EXERCISE DETAILS: Read the lines that follow and pick out every one containing the word "this".

────────────────────────────────────────

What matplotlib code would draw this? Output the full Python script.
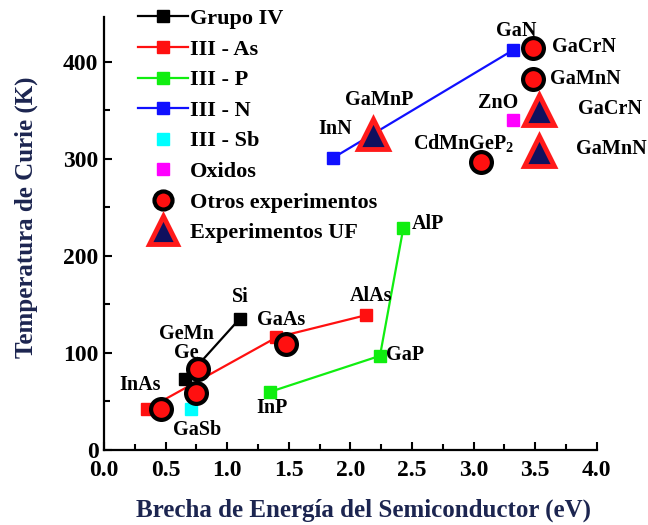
import matplotlib.pyplot as plt
from matplotlib.lines import Line2D

plt.rcParams['font.family'] = ['Liberation Serif', 'DejaVu Serif']
plt.rcParams['font.weight'] = 'bold'
plt.rcParams['mathtext.fontset'] = 'custom'
plt.rcParams['mathtext.bf'] = 'Liberation Serif:bold'
plt.rcParams['mathtext.rm'] = 'Liberation Serif:bold'

# band gap (eV) vs Curie temperature (K)
grupo_iv_gap = [0.66, 1.10]
grupo_iv_tc = [73, 135]
iii_as_gap = [0.35, 1.40, 2.13]
iii_as_tc = [42, 116, 139]
iii_p_gap = [1.35, 2.24, 2.43]
iii_p_tc = [60, 97, 229]
iii_n_gap = [1.86, 3.32]
iii_n_tc = [301, 412]
iii_sb_gap = [0.71]
iii_sb_tc = [42]
oxidos_gap = [3.32]
oxidos_tc = [340]
otros_gap = [0.46, 0.75, 0.76, 1.48, 3.48, 3.48, 3.06]
otros_tc = [42, 59, 83, 109, 414, 382, 297]
uf_gap = [2.18, 3.53, 3.53]
uf_tc = [326, 350, 308]

# material names and where they are written
etiquetas = ['Si', 'GeMn', 'Ge', 'InAs', 'GaSb', 'GaAs', 'AlAs', 'InP', 'GaP', 'AlP',
             'InN', 'GaMnP', 'GaN', 'GaCrN', 'GaMnN', 'ZnO', 'GaCrN',
             r'CdMnGeP$_{\mathbf{2}}$', 'GaMnN']
etiq_x = [1.11, 0.67, 0.665, 0.29, 0.755, 1.435, 2.165, 1.36, 2.44, 2.63,
          1.88, 2.23, 3.35, 3.90, 3.91, 3.195, 4.11, 2.92, 4.12]
etiq_y = [158, 120, 100, 67, 21, 134, 159, 43, 98, 233,
          331, 361, 432, 415, 382, 357, 351, 315, 310]

fig = plt.figure(figsize=(6.48, 5.25), dpi=100)
ax = fig.add_axes([0.1605, 0.1429, 0.7605, 0.8245])

sq = dict(marker='s', markersize=8.5, linewidth=1.6)
ax.plot(grupo_iv_gap, grupo_iv_tc, color='black', **sq)
ax.plot(iii_as_gap, iii_as_tc, color='#ff1010', **sq)
ax.plot(iii_p_gap, iii_p_tc, color='#10ee10', **sq)
ax.plot(iii_n_gap, iii_n_tc, color='#1010ff', **sq)
ax.plot(iii_sb_gap, iii_sb_tc, color='#00ffff', linestyle='none', marker='s', markersize=8.5)
ax.plot(oxidos_gap, oxidos_tc, color='#ff00ff', linestyle='none', marker='s', markersize=8.5)
ax.plot(otros_gap, otros_tc, linestyle='none', marker='o', markersize=15,
        markerfacecolor='#ff1010', markeredgecolor='black', markeredgewidth=3)
ax.plot(uf_gap, uf_tc, linestyle='none', marker='^', markersize=22,
        markerfacecolor='#10105e', markeredgecolor='#ff1a1a', markeredgewidth=3.5)

for t, x, y in zip(etiquetas, etiq_x, etiq_y):
    ax.text(x, y, t, ha='center', va='center', fontsize=14.5, fontweight='bold')

ax.set_xlim(0, 4.0)
ax.set_ylim(0, 446)
ax.set_xticks([0.0, 0.5, 1.0, 1.5, 2.0, 2.5, 3.0, 3.5, 4.0])
ax.set_xticks([0.25, 0.75, 1.25, 1.75, 2.25, 2.75, 3.25, 3.75], minor=True)
ax.set_yticks([0, 100, 200, 300, 400])
ax.set_yticks([50, 150, 250, 350], minor=True)
ax.set_xticklabels(['0.0', '0.5', '1.0', '1.5', '2.0', '2.5', '3.0', '3.5', '4.0'])
ax.tick_params(which='both', direction='in', width=1.5, labelsize=17)
ax.tick_params(which='major', length=6)
ax.tick_params(which='minor', length=4)
ax.tick_params(axis='x', pad=7)
ax.tick_params(axis='y', pad=4)
for s in ['top', 'right']:
    ax.spines[s].set_visible(False)
for s in ['left', 'bottom']:
    ax.spines[s].set_linewidth(1.6)

ax.set_xlabel('Brecha de Energía del Semiconductor (eV)', fontsize=18,
              fontweight='bold', color='#1c2550')
ax.set_ylabel('Temperatura de Curie (K)', fontsize=18,
              fontweight='bold', color='#1c2550')
ax.xaxis.set_label_coords(0.527, -0.112)
ax.yaxis.set_label_coords(-0.134, 0.537)

handles = [
    Line2D([], [], color='black', marker='s', markersize=8.5, linewidth=1.6),
    Line2D([], [], color='#ff1010', marker='s', markersize=8.5, linewidth=1.6),
    Line2D([], [], color='#10ee10', marker='s', markersize=8.5, linewidth=1.6),
    Line2D([], [], color='#1010ff', marker='s', markersize=8.5, linewidth=1.6),
    Line2D([], [], color='#00ffff', marker='s', markersize=8.5, linestyle='none'),
    Line2D([], [], color='#ff00ff', marker='s', markersize=8.5, linestyle='none'),
    Line2D([], [], linestyle='none', marker='o', markersize=13,
           markerfacecolor='#ff1010', markeredgecolor='black', markeredgewidth=3),
    Line2D([], [], linestyle='none', marker='^', markersize=20,
           markerfacecolor='#10105e', markeredgecolor='#ff1a1a', markeredgewidth=3.5),
]
nombres = ['Grupo IV', 'III - As', 'III - P', 'III - N', 'III - Sb', 'Oxidos',
           'Otros experimentos', 'Experimentos UF']
ax.legend(handles, nombres, loc='upper left', bbox_to_anchor=(0.05, 1.04),
          frameon=False, fontsize=16, handlelength=2.25, handletextpad=0.1,
          labelspacing=0.45, borderaxespad=0)

fig.savefig('out.png', dpi=100)
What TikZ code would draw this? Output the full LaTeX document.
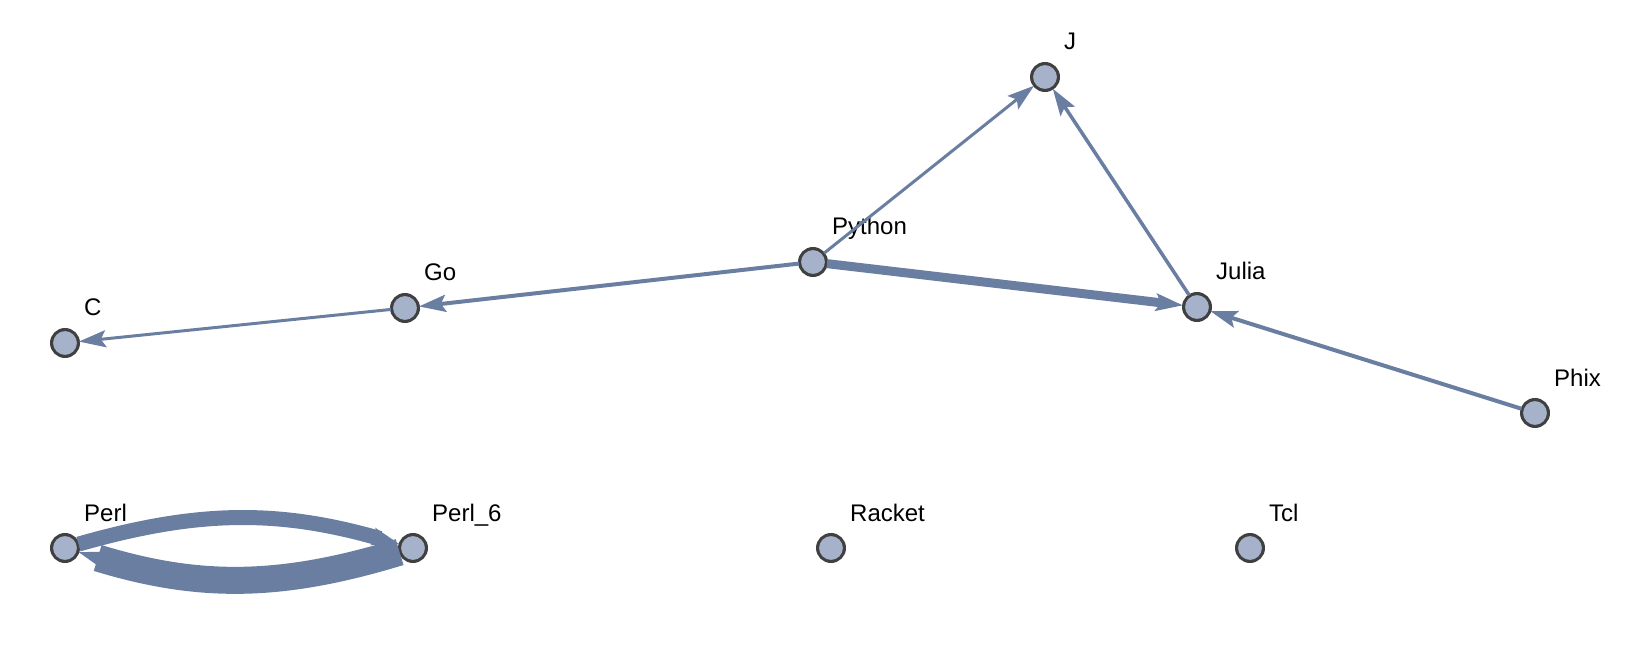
\documentclass[tikz,border=0pt]{standalone}
\usepackage{fontspec}
\setmainfont{Liberation Sans}
\usetikzlibrary{arrows.meta}
\definecolor{edgec}{RGB}{106,126,162}
\definecolor{nodefill}{RGB}{166,178,202}
\definecolor{nodeline}{RGB}{64,64,64}
\tikzset{
  vert/.style={circle, draw=nodeline, fill=nodefill, line width=2pt, minimum size=28pt, inner sep=0pt, outer sep=0pt},
  vlabel/.style={anchor=base west, inner sep=0pt, font=\fontsize{24}{28}\selectfont},
  edge/.style={draw=edgec, -{Stealth[length=27pt, width=17pt, inset=5pt]}},
}
\begin{document}
\begin{tikzpicture}[x=1pt,y=1pt]
\useasboundingbox (0,0) rectangle (1652,-652);
% nodes
\node[vert] (J) at (1045,-77) {};
\node[vert] (Python) at (813,-262) {};
\node[vert] (Go) at (405,-308) {};
\node[vert] (C) at (65,-343) {};
\node[vert] (Julia) at (1197,-307) {};
\node[vert] (Phix) at (1535,-413) {};
\node[vert] (Perl) at (65,-548) {};
\node[vert] (Perl6) at (413,-548) {};
\node[vert] (Racket) at (831,-548) {};
\node[vert] (Tcl) at (1250,-548) {};
% labels
\foreach \n/\t in {J/J, Python/Python, Go/Go, C/C, Julia/Julia, Phix/Phix, Perl/Perl, Perl6/Perl\_6, Racket/Racket, Tcl/Tcl}
  \node[vlabel] (l\n) at ([xshift=19pt,yshift=27pt]\n.center) {\t};
% edges
\draw[edge, line width=3pt] (Python) -- (J);
\draw[edge, line width=3.5pt] (Julia) -- (J);
\draw[edge, line width=4pt] (Python) -- (Go);
\draw[edge, line width=3pt] (Go) -- (C);
\draw[edge, line width=9pt] (Python) -- (Julia);
\draw[edge, line width=4pt] (Phix) -- (Julia);
\draw[edge, line width=15pt] (Perl) to[bend left=16] (Perl6);
\draw[edge, line width=27pt] (Perl6) to[bend left=17] (Perl);
% redraw nodes on top
\foreach \n in {J,Python,Go,C,Julia,Phix,Perl,Perl6,Racket,Tcl}
  \draw[draw=nodeline, fill=nodefill, line width=2pt] (\n.center) circle (13pt);
\end{tikzpicture}
\end{document}
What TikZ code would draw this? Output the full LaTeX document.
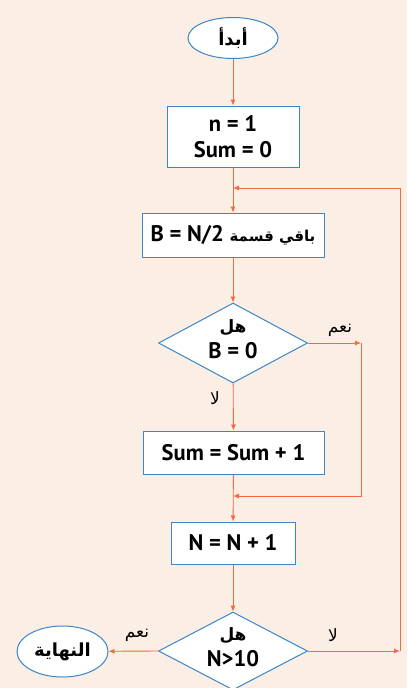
\documentclass[tikz,border=0pt]{standalone}
\usepackage{fontspec}
\setmainfont{PT Sans}
\newfontfamily\arabicfont[Script=Arabic]{DejaVu Sans}
\TeXXeTstate=1
\usetikzlibrary{shapes.geometric, arrows.meta, positioning}
\definecolor{mypeach}{HTML}{FBEEE5}
\definecolor{myorange}{HTML}{F26B3F}
\definecolor{myblue}{HTML}{3A86C8}
\tikzset{
	terminal/.style={ellipse, draw=myblue, fill=white, line width=1pt, inner sep=0pt},
	process/.style={rectangle, draw=myblue, fill=white, line width=1pt, inner sep=0pt, align=center},
	decision/.style={diamond, draw=myblue, fill=white, line width=1pt, inner sep=0pt},
	boxtext/.style={font=\fontsize{22.5}{26}\selectfont\bfseries, align=center},
	smalllabel/.style={font=\fontsize{17}{19}\selectfont\arabicfont},
	flow/.style={draw=myorange, line width=0.9pt, -{Latex[length=6pt,width=5pt]}},
	plainflow/.style={draw=myorange, line width=0.9pt}
}

\begin{document}
\begin{tikzpicture}[x=1pt, y=-1pt]
      \useasboundingbox (0,0) rectangle (407,688);
      \fill[mypeach] (0,0) rectangle (407,688);

      % start and end
      \node[terminal, minimum width=90pt, minimum height=41pt] (start) at (233,38)
        {\fontsize{18}{20}\selectfont\arabicfont\bfseries\beginR أبدأ\endR};
      \node[terminal, minimum width=91pt, minimum height=51pt] (stop) at (62.5,651.5)
        {\fontsize{18}{20}\selectfont\arabicfont\bfseries\beginR النهاية\endR};

      % process boxes
      \node[process, boxtext, minimum width=132pt, minimum height=61pt] (init) at (233,136.5)
        {n = 1\\Sum = 0};
      \node[process, boxtext, minimum width=182pt, minimum height=44pt] (rem) at (233,235)
        {B = N/2 {\fontsize{15}{20}\selectfont\arabicfont\beginR باقي قسمة\endR}};
      \node[process, boxtext, minimum width=181pt, minimum height=43pt] (inc) at (233.5,452.5)
        {Sum = Sum + 1};
      \node[process, boxtext, minimum width=124pt, minimum height=42pt] (next) at (233,543)
        {N = N + 1};

      % decisions
      \node[decision, minimum width=149pt, minimum height=80pt] (isb) at (233,343) {};
      \node[boxtext] (isbtext) at (233,339) {{\fontsize{17}{20}\selectfont\arabicfont\beginR هل\endR}\\B = 0};
      \node[decision, minimum width=149pt, minimum height=78pt] (isn) at (233,651) {};
      \node[boxtext] (isntext) at (233,647) {{\fontsize{17}{20}\selectfont\arabicfont\beginR هل\endR}\\N>10};

      % corners and merge points
      \coordinate (top) at (233,188);
      \coordinate (mid) at (233,496);
      \coordinate (yescorner) at (361,343);
      \coordinate (nocorner) at (400,651);

      % connectors
      \draw[flow] (start) -- (init);
      \draw[flow] (init) -- (rem);
      \draw[flow] (rem) -- (isb);
      \draw[flow] (isb) -- (inc);
      \draw[flow] (inc) -- (next);
      \draw[flow] (next) -- (isn);
      \draw[flow] (isb.east) -- (yescorner);
      \draw[flow] (yescorner) |- (mid);
      \draw[flow] (isn.east) -- (nocorner);
      \draw[flow] (nocorner) |- (top);
      \draw[flow] (isn.west) -- (stop);

      % branch labels
      \node[smalllabel] (yes1) at (340,330) {\beginR نعم\endR};
      \node[smalllabel] (no1) at (215,398) {\beginR لا\endR};
      \node[smalllabel] (yes2) at (137,635) {\beginR نعم\endR};
      \node[smalllabel] (no2) at (333,635) {\beginR لا\endR};
\end{tikzpicture}
\end{document}
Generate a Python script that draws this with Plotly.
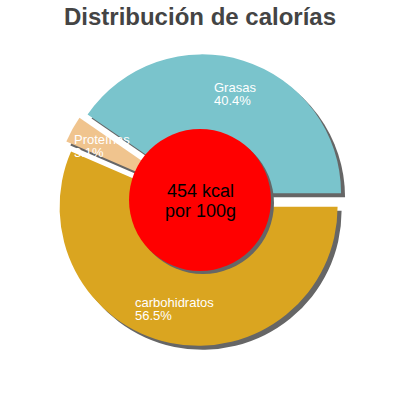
import math
import plotly.graph_objects as go

# calorie split
labels = ["Grasas", "carbohidratos", "Proteínas"]
values = [40.4, 56.5, 3.1]
colors = ["#7ac4cc", "#daa520", "#f0c48e"]
kcal = 454
center_lines = [f"{kcal} kcal", "por 100g"]
title = "Distribución de calorías"

W, H = 400, 400
CX, CY = 200, 200      # pie centre in px
R = 139                # outer radius in px
HOLE_R = 71            # red disc radius in px
PULL = 0.05
SHADOW = 4             # shadow offset in px
FONT = "Liberation Sans, Arial, sans-serif"


def domain(cx, cy, half):
    return dict(x=[(cx - half) / W, (cx + half) / W],
                y=[1 - (cy + half) / H, 1 - (cy - half) / H])


total = sum(values)
# first slice ends at 3 o'clock
rotation = 90 - 360 * values[0] / total

pie_half = R * (1 + PULL)
common = dict(
    values=values,
    labels=labels,
    sort=False,
    direction="clockwise",
    rotation=rotation,
    pull=[PULL] * len(values),
    textinfo="none",
    hoverinfo="skip",
    showlegend=False,
)

fig = go.Figure()
fig.add_trace(go.Pie(**common, domain=domain(CX + SHADOW, CY + SHADOW, pie_half),
                     marker=dict(colors=["#666666"] * len(values), line=dict(width=0))))
fig.add_trace(go.Pie(**common, domain=domain(CX, CY, pie_half),
                     marker=dict(colors=colors, line=dict(width=0))))

# red centre disc + its shadow
for off, col in [(SHADOW - 1, "#666666"), (0, "#ff0000")]:
    fig.add_trace(go.Pie(values=[1], labels=["kcal"], sort=False, textinfo="none",
                         hoverinfo="skip", showlegend=False,
                         domain=domain(CX + off, CY + off, HOLE_R),
                         marker=dict(colors=[col], line=dict(width=0))))

annotations = []
# slice labels, placed along each slice bisector
start = rotation
for lab, v in zip(labels, values):
    sweep = 360 * v / total
    mid = math.radians(start + sweep / 2)
    start += sweep
    r = R * 0.75 + PULL * R
    px = CX + r * math.sin(mid)
    py = CY - r * math.cos(mid)
    lines = [lab, f"{v:.1f}%"]
    left = -0.5 * max(len(s) for s in lines) * 6.9
    for i, s in enumerate(lines):
        annotations.append(dict(
            x=px / W, y=1 - py / H, xref="paper", yref="paper",
            text=s, showarrow=False, xanchor="left", yanchor="middle",
            xshift=left, yshift=6.2 - 12.4 * i,
            font=dict(family=FONT, size=13, color="white"),
        ))

for i, s in enumerate(center_lines):
    annotations.append(dict(
        x=CX / W, y=1 - CY / H, xref="paper", yref="paper",
        text=s, showarrow=False, xanchor="center", yanchor="middle",
        yshift=9 - 20 * i,
        font=dict(family=FONT, size=18, color="black"),
    ))

fig.update_layout(
    width=W, height=H,
    margin=dict(l=0, r=0, t=0, b=0),
    paper_bgcolor="white",
    title=dict(text=f"<b>{title}</b>", x=0.5, xanchor="center",
               y=1 - 17 / H, yanchor="middle",
               font=dict(family=FONT, size=24, color="#444444")),
    annotations=annotations,
)

# drop the default 8px page margin so the figure sits at the window corner
fig.write_html("out.html", config={"displayModeBar": False},
               post_script="document.body.style.margin='0';")
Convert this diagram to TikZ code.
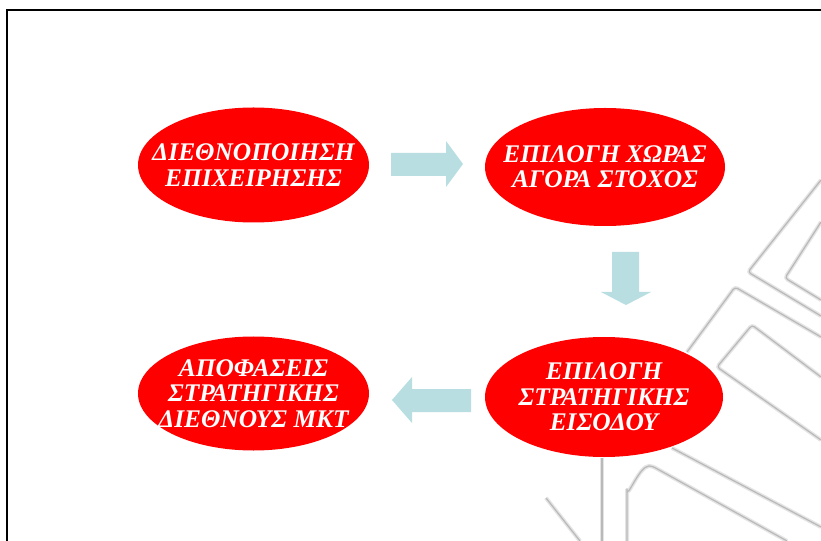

────────────────────────────────────────

FINISHED EXERCISE:
What matplotlib code would draw this? Output the full Python script.
What TikZ code would draw this? Output the full LaTeX document.
What TikZ code would draw this? Output the full LaTeX document.
Generate a Python script that draws this with Plotly.
Convert this diagram to TikZ code.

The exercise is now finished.